I have spent the last 18 months coming to terms with this knowledge. I have had extensive counselling and help from a variety of alternate therapists and friends and come to recognise my own spiritual journey. I have educated myself on sexual abuse, addictions and mental illness. It is my belief that my daughter’s psyche was irreversibly damaged at such a young age by cowardly acts of abuse. Those acts had defined her and she had been unable to see that she was so much more than someone of shame and low self worth. She had never been able to reach anywhere near her potential because she had been so damaged. I believe her brain blocked out these deeds so she could cope but the feelings of shame and pain kept surfacing and she acted out in an attempt to control them. I have recently been told by one of her friends (someone who was also abused and had travelled a similar path) that the memories surfaced when Belinda started using drugs. I can only surmise that she felt she would not have been believed. She could not face that as well as all the other disappointment she felt she had brought on her family. The counsellor who she was under when she wrote the entry said that when he tried to get her to talk about it she would disassociate. He said he believed that about 80% of girls in rehab have been sexually abused. He was unable to get Belinda to talk about it at all, a not uncommon occurrence with sex abuse victims.

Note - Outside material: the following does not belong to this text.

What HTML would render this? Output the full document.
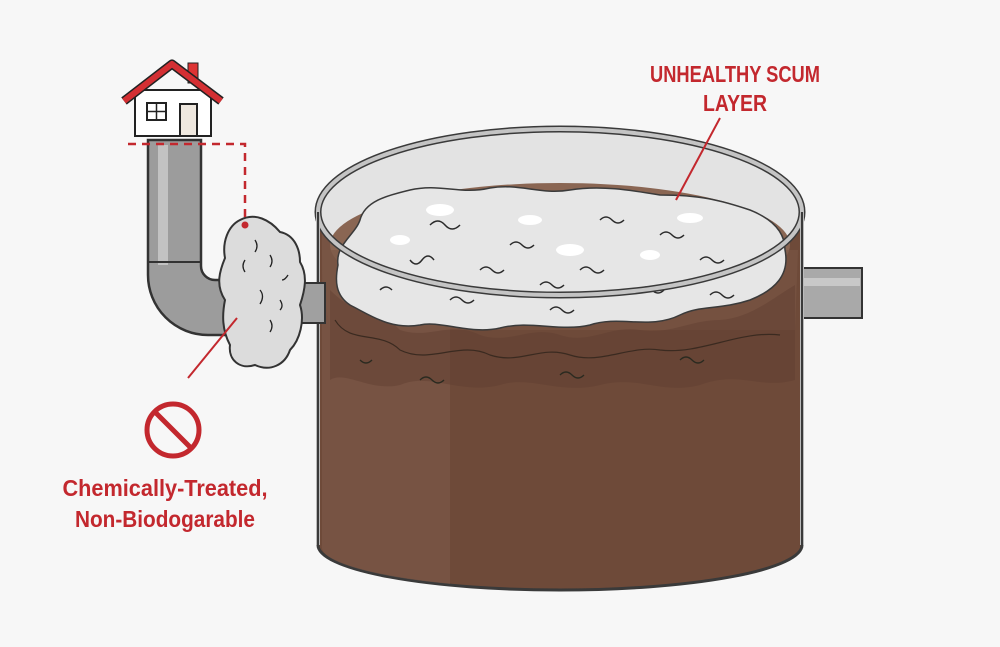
<!DOCTYPE html>
<html><head><meta charset="utf-8"><style>
html,body{margin:0;padding:0;background:#f7f7f7;}
svg{display:block;}
text{font-family:"Liberation Sans Narrow","Liberation Sans",sans-serif;font-weight:bold;fill:#c3282e;}
</style></head><body>
<svg width="1000" height="647" viewBox="0 0 1000 647">
<rect width="1000" height="647" fill="#f7f7f7"/>
<rect x="795" y="268" width="67" height="50" fill="#a9a9a9" stroke="#333" stroke-width="2"/>
<rect x="800" y="278" width="60" height="8" fill="#c8c8c8"/>
<!-- tank body -->
<path d="M318,212 L318,545 A242,45 0 0 0 802,545 L802,212 Z" fill="#6e4a39" stroke="#3a3a3a" stroke-width="3"/>
<path d="M322,212 L322,545 A238,42 0 0 0 450,584 L450,212 Z" fill="#82604f" opacity="0.45"/>
<!-- inside top (air) -->
<ellipse cx="560" cy="212" rx="240" ry="82" fill="#e3e3e3"/>
<!-- liquid surface -->
<ellipse cx="560" cy="245" rx="230" ry="62" fill="#8a6653"/>
<path d="M322,250 C322,300 330,320 330,330 L795,330 L798,250 Z" fill="#7a5646" opacity="0.6"/>
<path d="M330,290 C360,320 380,310 400,330 C430,340 450,320 480,335 C510,345 530,325 560,335 C590,345 610,325 640,330 C670,335 690,320 720,320 C750,318 770,300 795,285 L795,380 C760,390 740,370 700,385 C660,395 640,375 600,385 C560,395 530,375 500,385 C460,395 430,372 400,385 C370,392 345,370 330,380 Z" fill="#5f3f30" opacity="0.45"/>
<path d="M335,320 C350,345 380,330 400,350 C430,365 460,340 490,355 C520,365 540,345 570,355 C600,365 630,345 660,350 C700,355 740,330 780,335" fill="none" stroke="#3a2a20" stroke-width="1.2"/>
<g fill="none" stroke="#2a2a20" stroke-width="1.3"><path d="M420,380 q6,-6 12,0 t12,0"/><path d="M560,375 q6,-6 12,0 t12,0"/><path d="M680,360 q6,-6 12,0 t12,0"/><path d="M360,360 q6,6 12,0"/></g>
<!-- scum -->
<path d="M338,265 C335,245 355,235 360,220 C365,200 390,195 410,190 C440,183 460,195 490,188 C520,183 540,195 570,190 C600,185 630,190 660,195 C700,195 720,200 750,210 C770,218 785,230 785,250 C790,275 775,290 750,300 C720,310 700,305 680,315 C650,330 620,315 590,325 C560,332 530,320 500,328 C470,335 440,320 420,325 C390,330 370,315 350,305 C335,295 335,280 338,265 Z" fill="#e6e6e6" stroke="#3a3a3a" stroke-width="1.5"/>
<g fill="none" stroke="#2a2a2a" stroke-width="1.5">
<path d="M430,225 q8,-8 15,0 t15,0"/><path d="M510,245 q6,-6 12,0 t12,0"/><path d="M600,220 q6,-6 12,0 t12,0"/><path d="M580,270 q6,-6 12,0 t12,0"/><path d="M660,235 q6,-6 12,0 t12,0"/><path d="M700,260 q6,-6 12,0 t12,0"/><path d="M480,270 q6,-6 12,0 t12,0"/><path d="M410,260 q6,8 12,0 t12,0"/><path d="M540,285 q6,-6 12,0 t12,0"/><path d="M640,290 q6,-6 12,0 t12,0"/><path d="M450,300 q6,-6 12,0 t12,0"/><path d="M710,295 q6,-6 12,0 t12,0"/><path d="M380,290 q6,-6 12,0"/><path d="M550,310 q6,-6 12,0 t12,0"/>
</g>
<g fill="#fff"><ellipse cx="440" cy="210" rx="14" ry="6"/><ellipse cx="530" cy="220" rx="12" ry="5"/><ellipse cx="570" cy="250" rx="14" ry="6"/><ellipse cx="650" cy="255" rx="10" ry="5"/><ellipse cx="690" cy="218" rx="13" ry="5"/><ellipse cx="400" cy="240" rx="10" ry="5"/></g>
<!-- rim -->
<ellipse cx="560" cy="212" rx="242" ry="83" fill="none" stroke="#3a3a3a" stroke-width="7"/>
<ellipse cx="560" cy="212" rx="242" ry="83" fill="none" stroke="#c4c4c4" stroke-width="4"/>
<path d="M318,212 L318,545" stroke="#bbb" stroke-width="4"/>
<path d="M802,212 L802,545" stroke="#bbb" stroke-width="4"/>
<path d="M318,212 L318,545 A242,45 0 0 0 802,545 L802,212" fill="none" stroke="#3a3a3a" stroke-width="2"/>
<!-- left pipe -->
<path d="M148,140 L148,275 A60,60 0 0 0 208,335 L232,335 L232,280 L215,280 A14,14 0 0 1 201,266 L201,140 Z" fill="#9c9c9c" stroke="#333" stroke-width="2.5"/>
<rect x="158" y="145" width="10" height="120" fill="#c2c2c2"/>
<path d="M148,262 L201,262" stroke="#333" stroke-width="2"/>
<rect x="300" y="283" width="25" height="40" fill="#a0a0a0" stroke="#333" stroke-width="2"/>
<!-- blob -->
<path d="M240,220 C255,212 270,220 280,232 C295,235 300,250 300,262 C308,275 305,290 300,305 C305,320 300,340 290,350 C285,365 270,372 255,365 C240,370 228,360 230,345 C222,330 222,315 225,300 C215,285 220,270 225,258 C222,242 228,226 240,220 Z" fill="#dcdcdc" stroke="#333" stroke-width="2"/>
<g fill="none" stroke="#222" stroke-width="1.3"><path d="M255,240 q4,6 0,12"/><path d="M245,260 q-4,6 0,12"/><path d="M270,255 q4,6 0,12"/><path d="M260,290 q5,6 0,14"/><path d="M280,300 q4,6 0,10"/><path d="M270,320 q4,6 0,12"/><path d="M288,275 q-3,5 -6,5"/></g>
<!-- house -->
<rect x="135" y="90" width="76" height="46" fill="#fff" stroke="#222" stroke-width="2"/>
<rect x="188" y="63" width="10" height="20" fill="#d33" stroke="#222" stroke-width="1"/>
<path d="M124,101 L172,64 L221,101" fill="none" stroke="#222" stroke-width="9" stroke-linejoin="round"/>
<path d="M124,101 L172,64 L221,101" fill="none" stroke="#d42f33" stroke-width="6" stroke-linejoin="round"/>
<rect x="147" y="103" width="19" height="17" fill="#fff" stroke="#222" stroke-width="2"/>
<path d="M156.5,103 V120 M147,111.5 H166" stroke="#222" stroke-width="1.5"/>
<rect x="180" y="104" width="17" height="32" fill="#efe8df" stroke="#222" stroke-width="2"/>
<path d="M128,144 H245 V222" fill="none" stroke="#c3282e" stroke-width="2.5" stroke-dasharray="8,6"/>
<circle cx="245" cy="225" r="3.5" fill="#c3282e"/>
<line x1="237" y1="318" x2="188" y2="378" stroke="#c3282e" stroke-width="2"/>
<line x1="720" y1="118" x2="676" y2="200" stroke="#c3282e" stroke-width="2"/>
<circle cx="173" cy="430" r="26" fill="none" stroke="#c3282e" stroke-width="5"/>
<line x1="155" y1="412" x2="191" y2="448" stroke="#c3282e" stroke-width="5"/>
<text x="165" y="496" font-size="23" text-anchor="middle" textLength="205" lengthAdjust="spacingAndGlyphs">Chemically-Treated,</text>
<text x="165" y="527" font-size="23" text-anchor="middle" textLength="180" lengthAdjust="spacingAndGlyphs">Non-Biodogarable</text>
<text x="735" y="82" font-size="23" text-anchor="middle" textLength="170" lengthAdjust="spacingAndGlyphs">UNHEALTHY SCUM</text>
<text x="735" y="111" font-size="23" text-anchor="middle" textLength="64" lengthAdjust="spacingAndGlyphs">LAYER</text>
</svg>
</body></html>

On looking back on Belinda’s life I wonder what would have happened if I had recognised why she was so angry and in such pain and despair. Would the medical fraternity have diagnosed her differently- Would society have been kinder- Would I, her mother, been more understanding- Would Belinda have been able to face her demons and find ways such as counselling, the 12 step program, religion, exercise, nutrition, hypnosis, meditation, yoga, massage, reiki, reflexology and acupuncture to repair the damage that was done to her soul. I am sure that when Belinda died she had a chemical imbalance in her brain but I seriously doubt that she had one when she was born.
I know my daughter is in a better place now. Her soul is soaring. My hope is that we as a society stop labelling people whose mind is disordered and feelings are overwhelming because of psychological damage. Let’s start looking for causes and not just treating the effects. We must acknowledge that every person is unique and has their own personality and life history and unless we walk in another’s shoes we cannot judge. We must become empathetic and acknowledge the mind/body connection. We must look for many different strategies and therapies and not just rely on pharmacology. For every person labelled ‘mentally ill’ I am sure there is a personal story and their spiritual progress is determined first by their own empowerment and then by finding their own path to healing. Let’s start looking at the relationship between sexual, physical and mental abuse and the onset of so called mental illness in later life. Finally we must learn to love one another and acknowledge that we all have a special place in this world. Until we change our mindset from ‘survival of the fittest’ to the ‘brotherhood of man’ our world will continue to disenfranchise so many wonderful souls.